- EXERCISE DETAILS
From the very first line of the data to the line containing "plt.rcParams['font.family'] = ['Liberation", retype everything exactly, leaving the pictures behind.

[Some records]
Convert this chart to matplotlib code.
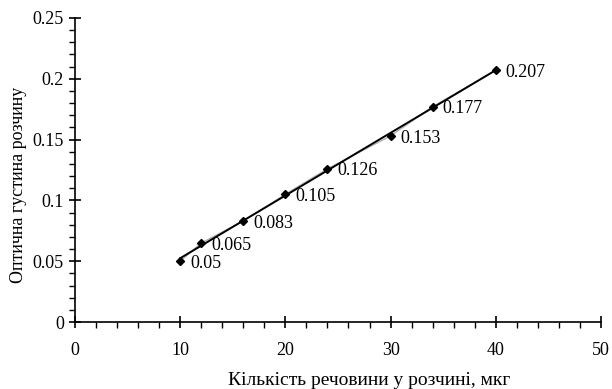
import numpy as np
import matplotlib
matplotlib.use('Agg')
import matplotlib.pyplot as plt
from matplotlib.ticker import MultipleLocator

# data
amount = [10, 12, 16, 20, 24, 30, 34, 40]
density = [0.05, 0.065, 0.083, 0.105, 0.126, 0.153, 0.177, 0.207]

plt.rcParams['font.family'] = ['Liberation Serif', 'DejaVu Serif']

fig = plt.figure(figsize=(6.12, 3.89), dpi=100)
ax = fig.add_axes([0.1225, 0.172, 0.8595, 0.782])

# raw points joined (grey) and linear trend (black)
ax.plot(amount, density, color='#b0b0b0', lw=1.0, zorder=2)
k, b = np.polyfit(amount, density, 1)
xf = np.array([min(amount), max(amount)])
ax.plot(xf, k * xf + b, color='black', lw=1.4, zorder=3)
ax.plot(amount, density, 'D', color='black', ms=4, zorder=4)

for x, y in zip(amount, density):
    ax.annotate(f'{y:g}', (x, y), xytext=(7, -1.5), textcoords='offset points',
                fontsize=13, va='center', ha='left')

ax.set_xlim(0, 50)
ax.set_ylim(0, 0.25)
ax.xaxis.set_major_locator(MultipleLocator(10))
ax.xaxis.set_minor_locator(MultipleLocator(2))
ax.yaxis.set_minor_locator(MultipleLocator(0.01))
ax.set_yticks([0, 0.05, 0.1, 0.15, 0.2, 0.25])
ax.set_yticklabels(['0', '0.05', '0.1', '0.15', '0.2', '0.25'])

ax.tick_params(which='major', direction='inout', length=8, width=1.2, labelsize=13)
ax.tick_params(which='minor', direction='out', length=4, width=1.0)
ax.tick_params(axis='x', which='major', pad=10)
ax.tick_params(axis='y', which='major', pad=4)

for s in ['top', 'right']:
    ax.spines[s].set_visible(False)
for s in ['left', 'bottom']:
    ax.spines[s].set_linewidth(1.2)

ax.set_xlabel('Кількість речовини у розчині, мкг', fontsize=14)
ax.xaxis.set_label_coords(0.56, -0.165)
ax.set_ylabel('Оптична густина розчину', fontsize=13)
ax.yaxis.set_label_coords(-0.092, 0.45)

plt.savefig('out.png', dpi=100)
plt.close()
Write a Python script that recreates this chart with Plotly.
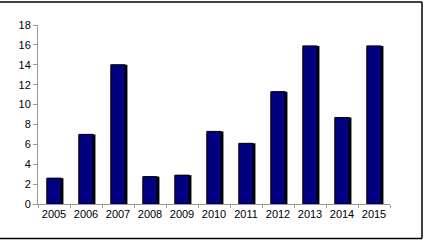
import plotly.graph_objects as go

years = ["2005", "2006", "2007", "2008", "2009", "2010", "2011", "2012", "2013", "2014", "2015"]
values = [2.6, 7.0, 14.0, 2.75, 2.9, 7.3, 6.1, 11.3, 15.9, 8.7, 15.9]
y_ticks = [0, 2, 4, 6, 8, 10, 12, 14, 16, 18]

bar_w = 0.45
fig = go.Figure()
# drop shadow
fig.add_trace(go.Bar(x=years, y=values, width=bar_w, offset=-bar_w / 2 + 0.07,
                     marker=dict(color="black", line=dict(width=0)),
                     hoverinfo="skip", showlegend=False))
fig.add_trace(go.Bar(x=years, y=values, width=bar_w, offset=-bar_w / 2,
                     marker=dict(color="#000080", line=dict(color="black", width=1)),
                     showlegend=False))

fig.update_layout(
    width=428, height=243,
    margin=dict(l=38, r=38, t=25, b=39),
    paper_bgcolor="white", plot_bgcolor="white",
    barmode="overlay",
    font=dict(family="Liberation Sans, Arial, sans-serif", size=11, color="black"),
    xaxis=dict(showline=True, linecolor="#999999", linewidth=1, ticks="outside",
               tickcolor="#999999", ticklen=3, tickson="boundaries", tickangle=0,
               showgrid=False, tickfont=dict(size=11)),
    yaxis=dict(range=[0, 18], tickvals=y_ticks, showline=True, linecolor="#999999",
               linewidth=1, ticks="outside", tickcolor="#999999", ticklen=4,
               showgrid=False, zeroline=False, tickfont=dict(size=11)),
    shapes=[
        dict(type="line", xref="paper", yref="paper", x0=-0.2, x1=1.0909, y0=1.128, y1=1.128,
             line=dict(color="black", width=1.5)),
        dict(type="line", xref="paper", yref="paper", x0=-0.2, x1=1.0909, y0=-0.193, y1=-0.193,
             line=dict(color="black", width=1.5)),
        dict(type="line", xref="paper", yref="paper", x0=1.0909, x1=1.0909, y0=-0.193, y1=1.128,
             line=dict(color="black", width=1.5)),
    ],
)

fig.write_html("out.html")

- WORKED SOLUTION
Convert this chart to matplotlib code.
import numpy as np
import matplotlib
matplotlib.use('Agg')
import matplotlib.pyplot as plt
from matplotlib.ticker import MultipleLocator

# data
amount = [10, 12, 16, 20, 24, 30, 34, 40]
density = [0.05, 0.065, 0.083, 0.105, 0.126, 0.153, 0.177, 0.207]

plt.rcParams['font.family'] = ['Liberation Serif', 'DejaVu Serif']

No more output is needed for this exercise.